Exercise aim: Starting at the first line of the listing below, retype each line up to and including the one that contains "28.45, 27.24]". Leave pictures out.

--- Start of Data shown ---

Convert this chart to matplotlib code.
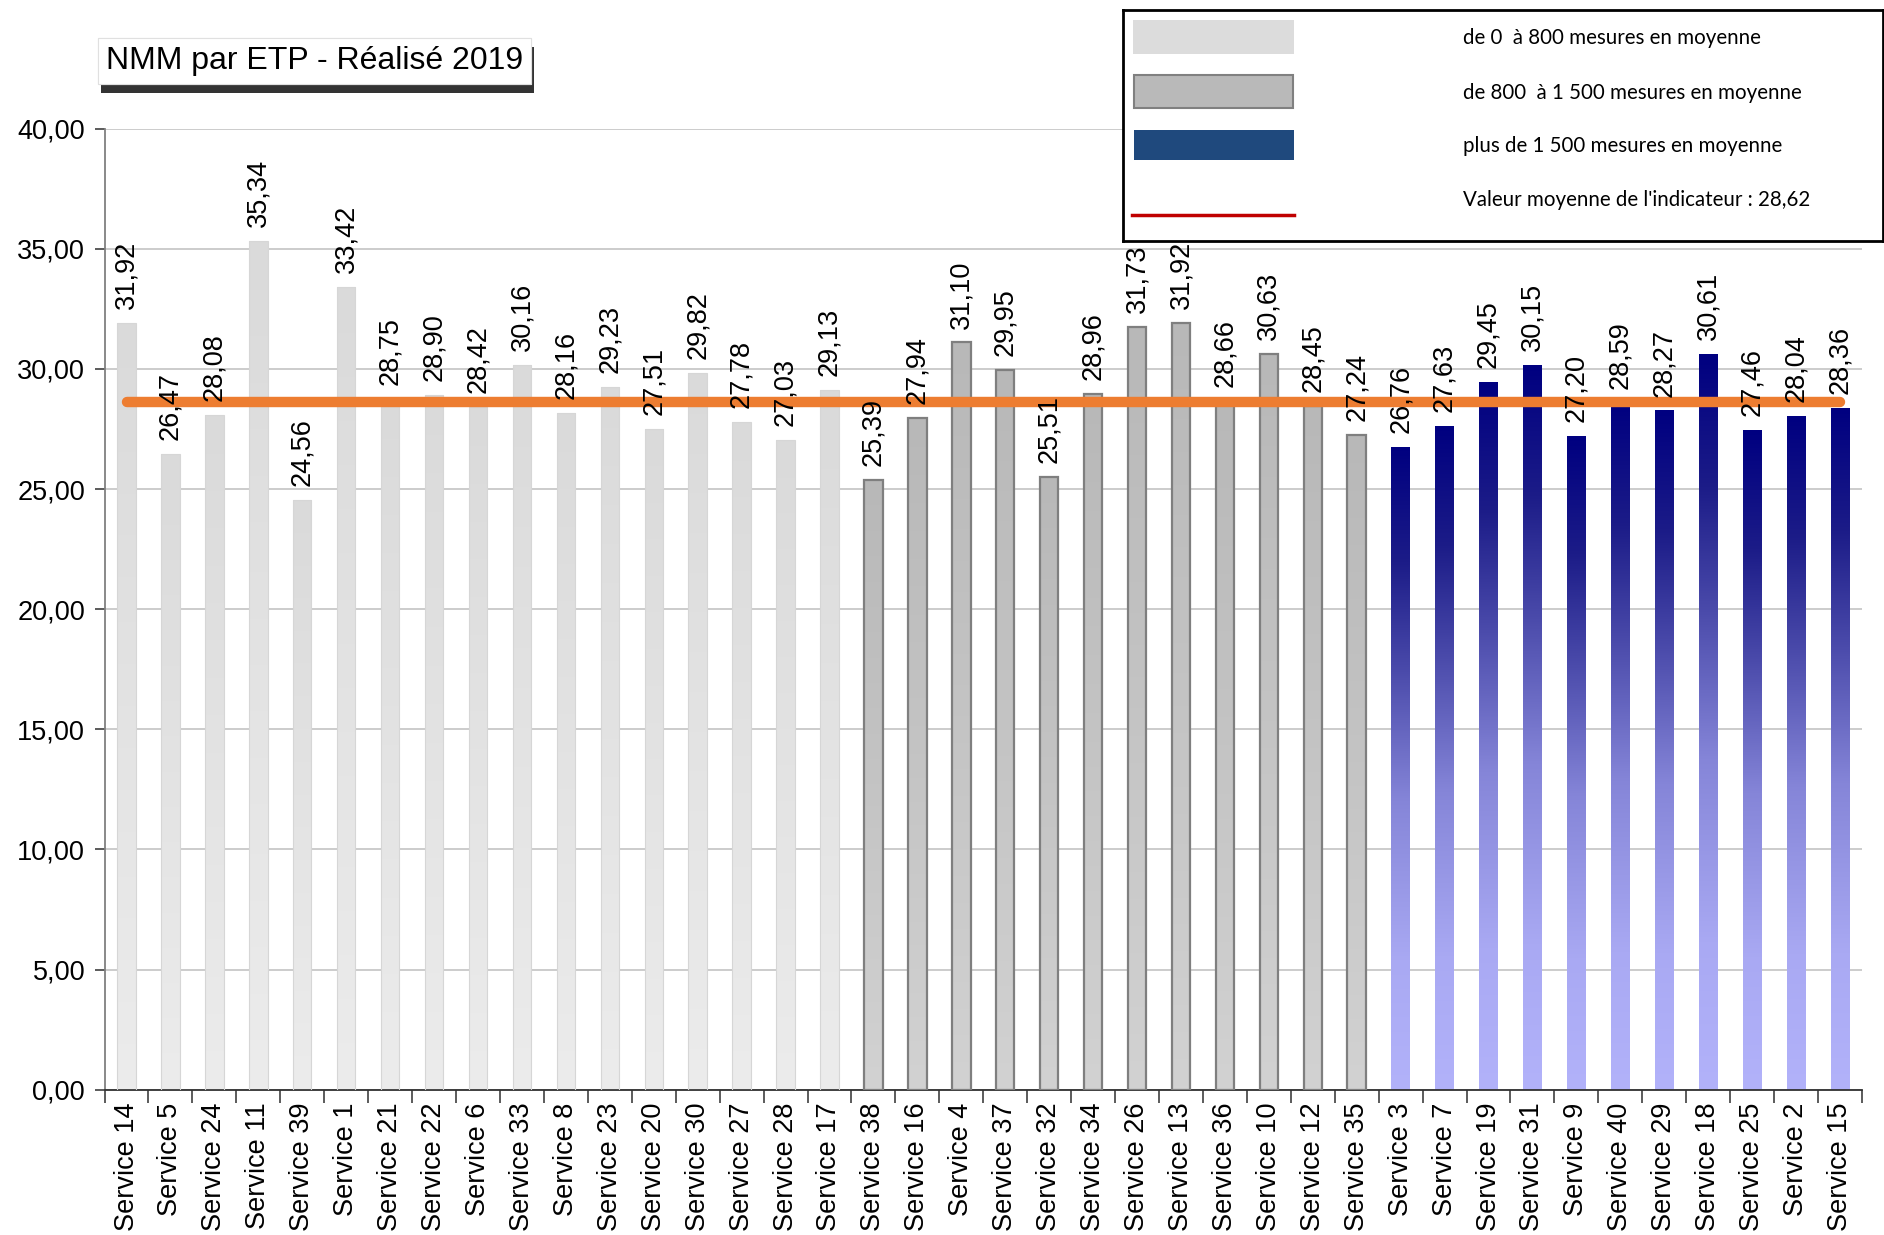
import numpy as np
import matplotlib
matplotlib.use('Agg')
import matplotlib.pyplot as plt
from matplotlib.colors import LinearSegmentedColormap
from matplotlib.patches import Rectangle
from matplotlib.lines import Line2D
import matplotlib.patheffects as pe

plt.rcParams['font.family'] = ['Liberation Sans', 'DejaVu Sans']

# services grouped by volume class (order as in the chart)
services_low = ['Service 14', 'Service 5', 'Service 24', 'Service 11', 'Service 39',
                'Service 1', 'Service 21', 'Service 22', 'Service 6', 'Service 33',
                'Service 8', 'Service 23', 'Service 20', 'Service 30', 'Service 27',
                'Service 28', 'Service 17']
values_low = [31.92, 26.47, 28.08, 35.34, 24.56, 33.42, 28.75, 28.90, 28.42, 30.16,
              28.16, 29.23, 27.51, 29.82, 27.78, 27.03, 29.13]

services_mid = ['Service 38', 'Service 16', 'Service 4', 'Service 37', 'Service 32',
                'Service 34', 'Service 26', 'Service 13', 'Service 36', 'Service 10',
                'Service 12', 'Service 35']
values_mid = [25.39, 27.94, 31.10, 29.95, 25.51, 28.96, 31.73, 31.92, 28.66, 30.63,
              28.45, 27.24]

services_high = ['Service 3', 'Service 7', 'Service 19', 'Service 31', 'Service 9',
                 'Service 40', 'Service 29', 'Service 18', 'Service 25', 'Service 2',
                 'Service 15']
values_high = [26.76, 27.63, 29.45, 30.15, 27.20, 28.59, 28.27, 30.61, 27.46, 28.04,
               28.36]

mean_value = 28.62
legend_labels = ['de 0  à 800 mesures en moyenne',
                 'de 800  à 1 500 mesures en moyenne',
                 'plus de 1 500 mesures en moyenne',
                 "Valeur moyenne de l'indicateur : 28,62"]

services = services_low + services_mid + services_high
values = values_low + values_mid + values_high
groups = [0] * len(services_low) + [1] * len(services_mid) + [2] * len(services_high)

# gradient maps: 0 = bottom of bar, 1 = top
cmap_low = LinearSegmentedColormap.from_list('low', ['#ececec', '#e3e3e3', '#dadada'])
cmap_mid = LinearSegmentedColormap.from_list('mid', ['#d2d2d2', '#c4c4c4', '#b8b8b8'])
cmap_high = LinearSegmentedColormap.from_list(
    'high', [(0.0, '#b2b2fa'), (0.2, '#a9a9f3'), (0.45, '#8585d8'),
             (0.65, '#4b4bab'), (0.82, '#1c1c88'), (1.0, '#000080')])
cmaps = [cmap_low, cmap_mid, cmap_high]
edge_colors = ['#d6d6d6', '#7f7f7f', 'none']
edge_widths = [0.8, 1.6, 0]

FS = 19.5


def fmt(v):
    return f'{v:.2f}'.replace('.', ',')


fig = plt.figure(figsize=(18.84, 12.35), dpi=100)
ax = fig.add_axes([0.0555, 0.1176, 0.9328, 0.7783])

x = np.arange(len(services))
bar_width = 0.42
bars = ax.bar(x, values, width=bar_width, color='none', zorder=3)
grad = np.linspace(0, 1, 256).reshape(-1, 1)
for b, g, v in zip(bars, groups, values):
    x0 = b.get_x()
    img = ax.imshow(grad, cmap=cmaps[g], origin='lower', aspect='auto',
                    extent=(x0, x0 + bar_width, 0, v), zorder=2)
    img.set_clip_path(b)
    b.set_edgecolor(edge_colors[g])
    b.set_linewidth(edge_widths[g])
    ax.annotate(fmt(v), (b.get_x() + bar_width / 2, v), xytext=(0, 10),
                textcoords='offset points', rotation=90, ha='center', va='bottom',
                fontsize=FS, zorder=5)

# mean line
ax.plot([x[0], x[-1]], [mean_value, mean_value], color='#ed7d31', lw=7.5,
        solid_capstyle='round', zorder=4)

ax.set_xlim(-0.5, len(services) - 0.5)
ax.set_ylim(0, 40)
ax.set_yticks(np.arange(0, 41, 5))
ax.set_yticklabels([fmt(t) for t in np.arange(0, 41, 5)], fontsize=FS)
ax.yaxis.grid(True, color='#c4c4c4', lw=1.2, zorder=0)
ax.set_axisbelow(True)

ax.set_xticks(x)
ax.set_xticklabels(services, rotation=90, fontsize=FS, va='top')
ax.set_xticks(np.arange(-0.5, len(services), 1), minor=True)
ax.tick_params(axis='x', which='major', length=0, pad=9)
ax.tick_params(axis='x', which='minor', length=9, width=1.2, color='#404040')
ax.tick_params(axis='y', length=7, width=1.2, color='#404040', pad=7)

for s in ['top', 'right']:
    ax.spines[s].set_visible(False)
ax.spines['left'].set_color('#808080')
ax.spines['left'].set_linewidth(1.3)
ax.spines['bottom'].set_color('#303030')
ax.spines['bottom'].set_linewidth(1.3)

# title box with shadow
t = fig.text(0.167, 0.951, 'NMM par ETP - Réalisé 2019', fontsize=23,
             ha='center', va='center',
             bbox=dict(boxstyle='square,pad=0.25', fc='white', ec='#e0e0e0', lw=0.8))
t.get_bbox_patch().set_path_effects([
    pe.withSimplePatchShadow(offset=(2, -7), shadow_rgbFace='black', alpha=0.8),
    pe.Normal()])

# legend box drawn in its own pixel-based axes
W, H = 1884, 1235
lx0, ly0, lx1, ly1 = 1123, 10, 1883, 241
lax = fig.add_axes([lx0 / W, 1 - ly1 / H, (lx1 - lx0) / W, (ly1 - ly0) / H])
lax.set_xlim(lx0, lx1)
lax.set_ylim(ly1, ly0)
lax.set_xticks([])
lax.set_yticks([])
lax.set_facecolor('white')
for s in lax.spines.values():
    s.set_color('black')
    s.set_linewidth(2)
lax.add_patch(Rectangle((1133, 20), 161, 34, fc='#dcdcdc', ec='none'))
lax.add_patch(Rectangle((1134, 75), 159, 33, fc='#b9b9b9', ec='#808080', lw=1.5))
lax.add_patch(Rectangle((1134, 130), 160, 30, fc='#1f497d', ec='none'))
lax.add_line(Line2D([1132, 1294], [215, 215], color='#c00000', lw=2.5))
for yy, lab in zip([38, 93, 146, 200], legend_labels):
    lax.text(1463, yy, lab, fontsize=14.8, family=['Lato', 'DejaVu Sans'],
             va='center', ha='left')

fig.savefig('out.png', dpi=100)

--- End of Data shown ---

Complete answer:
Convert this chart to matplotlib code.
import numpy as np
import matplotlib
matplotlib.use('Agg')
import matplotlib.pyplot as plt
from matplotlib.colors import LinearSegmentedColormap
from matplotlib.patches import Rectangle
from matplotlib.lines import Line2D
import matplotlib.patheffects as pe

plt.rcParams['font.family'] = ['Liberation Sans', 'DejaVu Sans']

# services grouped by volume class (order as in the chart)
services_low = ['Service 14', 'Service 5', 'Service 24', 'Service 11', 'Service 39',
                'Service 1', 'Service 21', 'Service 22', 'Service 6', 'Service 33',
                'Service 8', 'Service 23', 'Service 20', 'Service 30', 'Service 27',
                'Service 28', 'Service 17']
values_low = [31.92, 26.47, 28.08, 35.34, 24.56, 33.42, 28.75, 28.90, 28.42, 30.16,
              28.16, 29.23, 27.51, 29.82, 27.78, 27.03, 29.13]

services_mid = ['Service 38', 'Service 16', 'Service 4', 'Service 37', 'Service 32',
                'Service 34', 'Service 26', 'Service 13', 'Service 36', 'Service 10',
                'Service 12', 'Service 35']
values_mid = [25.39, 27.94, 31.10, 29.95, 25.51, 28.96, 31.73, 31.92, 28.66, 30.63,
              28.45, 27.24]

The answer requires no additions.